Why This Is Hard to Do
If involvement produces the deepest learning, why don’t we do more of it?
Because involvement is expensive.
It takes longer. It is noisier. It is harder to assess. It requires materials, or space, or carefully designed problems that don’t collapse the moment a student pushes on them. It demands a teacher who is comfortable relinquishing the floor — who can tolerate the productive discomfort of a classroom that is not under perfect control, where the learning is happening in ten places at once rather than one.
It also requires trust: trust that students, given meaningful problems, will rise to them. That trust is easy to lose and slow to rebuild in systems that reward compliance and punish ambiguity.
And perhaps most challenging of all: involvement asks us to design experiences, not just content. Designing content is something most of us learned how to do. Designing experiences is another craft entirely.
What Involvement Looks Like Across Domains
The philosophy scales.
In mathematics, involvement means problems with no clean answer waiting at the back of the book — problems that require students to make assumptions, argue for their choices, and live with the consequences of their model.
In data science, it means working with messy, real-world datasets where nothing is pre-cleaned and the meaning of a variable is genuinely ambiguous. It means presenting findings to an audience who will ask uncomfortable questions.
In engineering, it means building something that can fail — and often does — and having to fix it. The first prototype that doesn’t work teaches more than five lectures on why it might not work.
In the humanities, it means students arguing a position they didn’t choose, defending it against people who have read the same texts and reached different conclusions.
In K–12 outreach, it means a middle schooler who has grown a plant, monitored its vitals, and adjusted its environment using sensors and code — who has farmed, in miniature — will understand the food system differently than one who was shown a diagram of it.
The specifics vary. The principle doesn’t.
A Note on the Teacher’s Role
Involvement does not diminish the teacher. It transforms the teacher.
The guide-on-the-side trope gets a bad reputation because, done poorly, it collapses into abandonment: students left to flounder without structure, direction, or expert scaffolding. That is not involvement. That is confusion masquerading as discovery.
Real involvement requires more from the teacher, not less. The teacher must design the experience carefully enough that students have real agency within it, but enough structure that the agency is productive rather than paralyzing. The teacher must monitor without hovering, redirect without rescuing, and — crucially — know the domain well enough to meet students exactly where they are when they get stuck.

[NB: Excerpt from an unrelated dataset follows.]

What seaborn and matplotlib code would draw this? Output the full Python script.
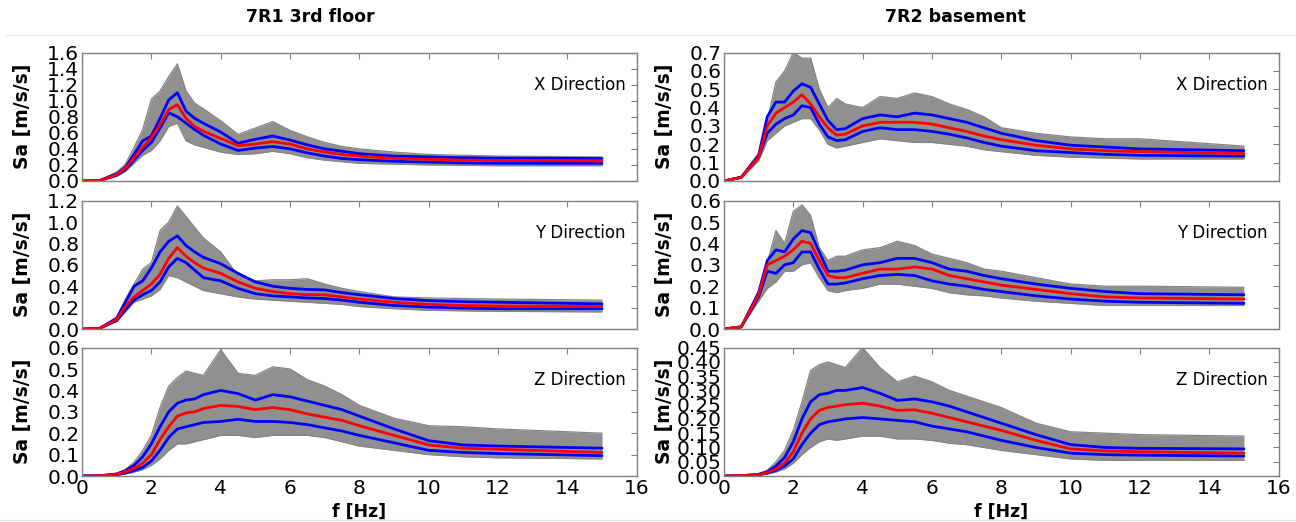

The best teachers I have ever encountered did not know less than the ones who lectured at me. They knew more — and that is precisely why they could afford to step back.
The Deeper Lesson
The progression from telling to teaching to involving is not just a pedagogical spectrum. It is a statement about respect.
Telling treats the learner as a vessel. Teaching treats the learner as a mind. Involving treats the learner as a person — with agency, curiosity, and the capacity to construct understanding from the inside out.
The deepest learning happens when the learner is not waiting to receive something but is instead reaching for something. When they are, however temporarily, the author of their own knowledge.
That is not a soft, feel-good sentiment. It is a hard-edged, research-backed claim about how minds actually work and what education is actually for.
Tell them and they forget.
Teach them and they might remember.
Involve them — and they learn.
The challenge for all of us who teach — in classrooms, in workshops, in labs, in any context where one person tries to help another understand something — is to resist the efficiency of telling and earn the slower, richer returns of involvement.
The students who remember you will be the ones who built something alongside you.